> INSTRUCTION: Leave out the pictures and retype only the lines from the opening line to the line that holds "from matplotlib.ticker import MultipleLocator", both ends included.
== COLLECTED MATERIAL ==
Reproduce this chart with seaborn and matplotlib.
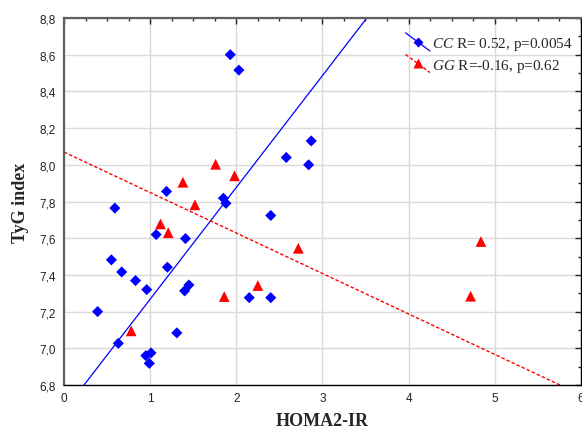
import matplotlib

matplotlib.use("Agg")
import matplotlib.pyplot as plt  # type: ignore
import numpy as np
import seaborn as sns  # type: ignore
from matplotlib.legend_handler import HandlerLine2D
from matplotlib.lines import Line2D
from matplotlib.ticker import MultipleLocator

# CC genotype: HOMA2-IR vs TyG index
cc_homa = [1.19, 0.59, 1.85, 1.88, 2.40, 1.07, 1.41, 0.55, 0.67, 1.20, 0.83, 0.96, 1.45, 1.40,
           2.15, 2.40, 0.39, 1.31, 0.63, 0.95, 1.01, 0.99, 1.93, 2.03, 2.58, 2.87, 2.84]
cc_tyg = [7.855, 7.764, 7.818, 7.79, 7.724, 7.62, 7.598, 7.482, 7.416, 7.442, 7.369, 7.32, 7.345, 7.313,
          7.276, 7.276, 7.20, 7.084, 7.027, 6.96, 6.975, 6.918, 8.60, 8.516, 8.04, 8.13, 8.00]

# GG genotype
gg_homa = [1.38, 1.52, 1.12, 1.21, 2.72, 2.25, 1.86, 0.78, 1.76, 1.98, 4.72, 4.84]
gg_tyg = [7.905, 7.782, 7.678, 7.63, 7.545, 7.342, 7.282, 7.095, 8.003, 7.94, 7.284, 7.582]

legend_labels = [r"$\mathit{CC}$ R= 0.52, p=0.0054", r"$\mathit{GG}$ R=-0.16, p=0.62"]
x_ticks = [0, 1, 2, 3, 4, 5, 6]
y_ticks = [6.8, 7.0, 7.2, 7.4, 7.6, 7.8, 8.0, 8.2, 8.4, 8.6, 8.8]
y_tick_labels = ["6,8", "7,0", "7,2", "7,4", "7,6", "7,8", "8,0", "8,2", "8,4", "8,6", "8,8"]


def fit_line(x, y):
    # line through the means, slope = sign(r) * sy / sx
    x = np.asarray(x)
    y = np.asarray(y)
    r = np.corrcoef(x, y)[0, 1]
    slope = np.sign(r) * y.std() / x.std()
    xs = np.array([0.0, 6.0])
    return xs, y.mean() + slope * (xs - x.mean())


class DiagonalHandler(HandlerLine2D):
    def create_artists(self, legend, orig_handle, xdescent, ydescent, width, height, fontsize, trans):
        line = Line2D([-xdescent, -xdescent + width], [height * 1.35 - ydescent, -height * 0.35 - ydescent])
        self.update_prop(line, orig_handle, legend)
        line.set_marker("None")
        mark = Line2D([-xdescent + width / 2], [height / 2 - ydescent])
        self.update_prop(mark, orig_handle, legend)
        mark.set_linestyle("None")
        line.set_transform(trans)
        mark.set_transform(trans)
        return [line, mark]


sns.set_style("white")
plt.rcParams["font.family"] = ["Liberation Sans", "DejaVu Sans"]
plt.rcParams["mathtext.fontset"] = "custom"
plt.rcParams["mathtext.it"] = "Liberation Serif:italic"
plt.rcParams["mathtext.rm"] = "Liberation Serif"

fig = plt.figure(figsize=(5.82, 4.31), dpi=100)
ax = fig.add_axes([0.110, 0.1044, 0.888, 0.8515])
ax.set_xlim(0, 6)
ax.set_ylim(6.8, 8.8)

ax.grid(True, color="#dadada", linewidth=1)
ax.set_axisbelow(True)

cc_x, cc_y = fit_line(cc_homa, cc_tyg)
gg_x, gg_y = fit_line(gg_homa, gg_tyg)
sns.lineplot(x=cc_x, y=cc_y, color="#0000ff", linewidth=0.9, ax=ax)
sns.lineplot(x=gg_x, y=gg_y, color="#ff0000", linewidth=1.0, linestyle=(0, (2.5, 1.5)), ax=ax)

sns.scatterplot(x=cc_homa, y=cc_tyg, marker="D", s=32, color="#0000ff", edgecolor="none", ax=ax)
sns.scatterplot(x=gg_homa, y=gg_tyg, marker="^", s=60, color="#ff0000", edgecolor="none", ax=ax)

ax.set_xticks(x_ticks)
ax.set_xticklabels([str(t) for t in x_ticks])
ax.set_yticks(y_ticks)
ax.set_yticklabels(y_tick_labels)
ax.xaxis.set_minor_locator(MultipleLocator(0.25))
ax.yaxis.set_minor_locator(MultipleLocator(0.1))
ax.tick_params(which="both", direction="in", top=True, right=True, labelsize=8.5, colors="#222222")
ax.tick_params(which="major", length=4, width=1)
ax.tick_params(which="minor", length=2.5, width=1)
ax.tick_params(axis="y", pad=6)
ax.tick_params(axis="x", pad=5)

for side in ["left", "top"]:
    ax.spines[side].set_color("#606060")
    ax.spines[side].set_linewidth(1.6)
for side in ["bottom", "right"]:
    ax.spines[side].set_color("black")
    ax.spines[side].set_linewidth(1.0)

ax.set_xlabel("HOMA2-IR", family="Liberation Serif", fontweight="bold", fontsize=13, labelpad=6)
ax.set_ylabel("TyG index", family="Liberation Serif", fontweight="bold", fontsize=13, labelpad=7)

handles = [
    Line2D([], [], color="#0000ff", linewidth=0.9, marker="D", markersize=5.5, markeredgecolor="none"),
    Line2D([], [], color="#ff0000", linewidth=1.0, linestyle=(0, (2.5, 1.5)), marker="^", markersize=7.5,
           markeredgecolor="none"),
]
leg = ax.legend(handles, legend_labels, loc="upper right", bbox_to_anchor=(1.003, 0.978), frameon=False,
                handlelength=1.6, handletextpad=0.15, labelspacing=0.3, borderaxespad=0.2,
                prop={"family": "Liberation Serif", "size": 11},
                handler_map={Line2D: DiagonalHandler()})

plt.savefig("out.png", dpi=100)
plt.close()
===
> FULL RESPONSE:
Reproduce this chart with seaborn and matplotlib.
import matplotlib

matplotlib.use("Agg")
import matplotlib.pyplot as plt  # type: ignore
import numpy as np
import seaborn as sns  # type: ignore
from matplotlib.legend_handler import HandlerLine2D
from matplotlib.lines import Line2D
from matplotlib.ticker import MultipleLocator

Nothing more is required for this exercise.